Business Day (Monday 17 2018, page 7) reports that “the African Export-Import Bank (Afreximbank) today in Cairo signed an agreement with the Nigerian Export Promotion Council and the Nigerian Export-Import Bank (NEXIM), launching a $1-billion Nigeria-Africa Trade and Investment Promotion Programme (NATIPP) aimed at promoting and expanding trade and investments between Nigeria and the rest of Africa. In a second signing ceremony, Afreximbank entered into a memorandum of understanding with the Nigerian Ministry of Industry, Trade and Investment to jointly develop industrial parks and special economic zones worth $1.235 billion in Nigeria.
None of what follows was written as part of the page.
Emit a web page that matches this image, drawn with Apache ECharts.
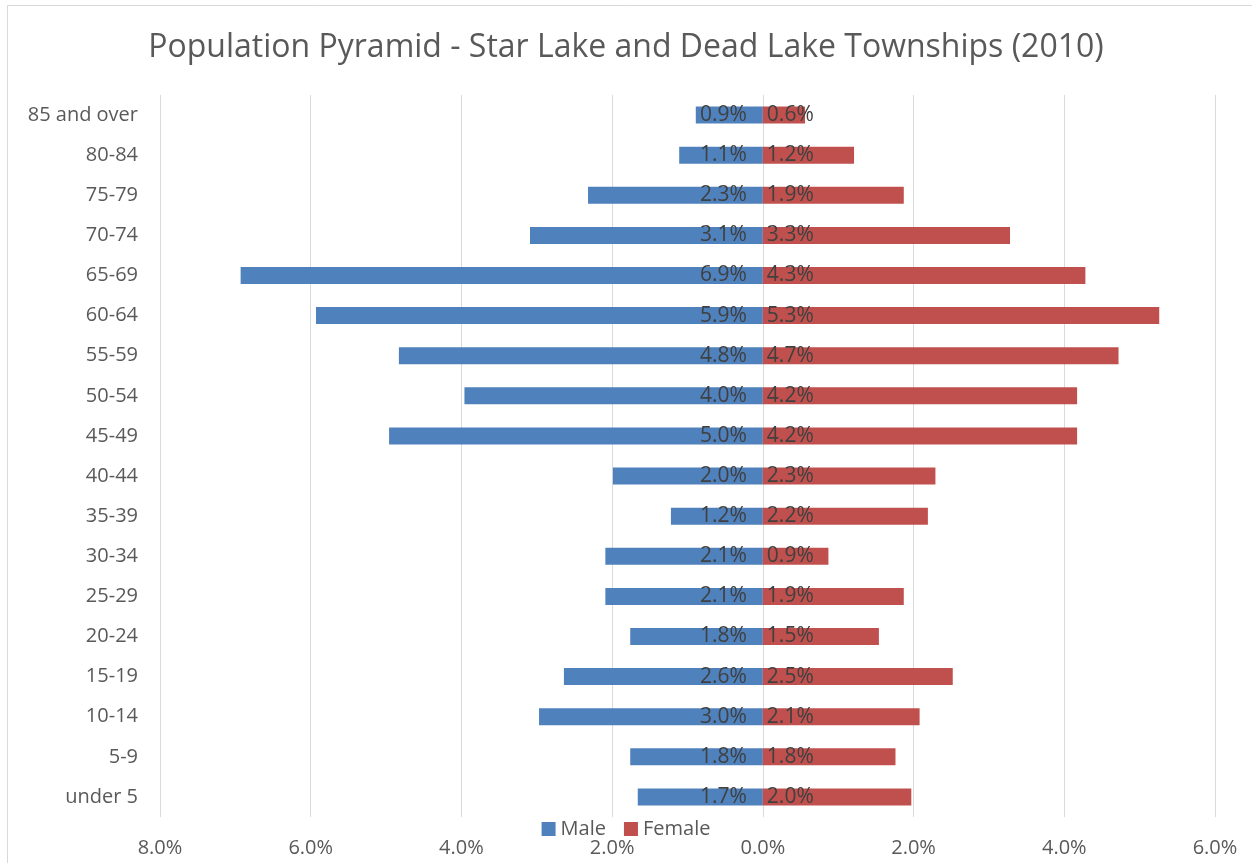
<!DOCTYPE html>
<html>
<head>
<meta charset="utf-8">
<script src="https://cdn.jsdelivr.net/npm/echarts@6/dist/echarts.min.js"></script>
<style>
html, body { margin: 0; padding: 0; background: #fff; }
#chart { width: 1252px; height: 863px; }
</style>
</head>
<body>
<div id="chart"></div>
<script>
var ageGroups = ['under 5', '5-9', '10-14', '15-19', '20-24', '25-29', '30-34', '35-39', '40-44',
	'45-49', '50-54', '55-59', '60-64', '65-69', '70-74', '75-79', '80-84', '85 and over'];
var maleShare = [1.66, 1.76, 2.97, 2.64, 1.76, 2.09, 2.09, 1.22, 1.99,
	4.96, 3.96, 4.83, 5.93, 6.93, 3.09, 2.32, 1.11, 0.89];
var femaleShare = [1.97, 1.76, 2.08, 2.52, 1.54, 1.87, 0.87, 2.19, 2.29,
	4.17, 4.17, 4.72, 5.26, 4.28, 3.28, 1.87, 1.21, 0.56];
var axisTicks = [-8, -6, -4, -2, 0, 2, 4, 6];

var chart = echarts.init(document.getElementById('chart'));
var font = '"Open Sans", "Noto Sans", sans-serif';

var option = {
	textStyle: { fontFamily: font },
	title: {
		text: 'Population Pyramid - Star Lake and Dead Lake Townships (2010)',
		left: 'center',
		top: 27,
		textStyle: { fontFamily: font, fontSize: 32, fontWeight: 'normal', color: '#595959' }
	},
	graphic: [{
		type: 'rect',
		shape: { x: 7.5, y: 5.5, width: 1260, height: 900 },
		style: { fill: 'none', stroke: '#d9d9d9', lineWidth: 1 },
		silent: true
	}],
	legend: {
		bottom: 19,
		left: 'center',
		itemWidth: 14,
		itemHeight: 14,
		itemGap: 18,
		icon: 'rect',
		textStyle: { fontFamily: font, fontSize: 20, color: '#595959' },
		data: ['Male', 'Female']
	},
	grid: { left: 160, right: 37, top: 95, bottom: 46 },
	xAxis: {
		type: 'value',
		min: axisTicks[0],
		max: axisTicks[axisTicks.length - 1],
		interval: 2,
		axisLine: { show: false },
		axisTick: { show: false },
		splitLine: { lineStyle: { color: '#d9d9d9', width: 1 } },
		axisLabel: {
			fontFamily: font,
			fontSize: 20,
			color: '#595959',
			margin: 21,
			formatter: function (v) { return Math.abs(v).toFixed(1) + '%'; }
		}
	},
	yAxis: {
		type: 'category',
		data: ageGroups,
		axisLine: { show: false },
		axisTick: { show: false },
		axisLabel: { fontFamily: font, fontSize: 20, color: '#595959', margin: 22 }
	},
	series: [{
		name: 'Male',
		type: 'bar',
		stack: 'pop',
		barWidth: 17,
		itemStyle: { color: '#4f81bd' },
		data: maleShare.map(function (v) { return -v; }),
		label: {
			show: true,
			position: 'insideRight',
			distance: 16,
			overflow: 'none',
			fontFamily: font,
			fontSize: 21,
			color: '#404040',
			formatter: function (p) { return Math.abs(p.value).toFixed(1) + '%'; }
		}
	}, {
		name: 'Female',
		type: 'bar',
		stack: 'pop',
		barWidth: 17,
		itemStyle: { color: '#c0504d' },
		data: femaleShare,
		label: {
			show: true,
			position: 'insideLeft',
			distance: 4,
			overflow: 'none',
			fontFamily: font,
			fontSize: 21,
			color: '#404040',
			formatter: function (p) { return p.value.toFixed(1) + '%'; }
		}
	}]
};

chart.setOption(option);
</script>
</body>
</html>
The signing ceremonies, which took place during the Nigeria Day at the ongoing inaugural Intra-African Trade Fair (IATF), was witnessed by the Nigerian Vice President, Prof. Yemi Osinbajo, who led the Nigerian delegation to the trade fair. Prof. Benedict Oramah, President of Afreximbank, signed the NATIPP agreement on behalf of the Bank while Segun Awolowo, Chief Executive Officer of NEPC and Abubakar Bello, Managing Director of NEXIM, signed on behalf of their two organisations.”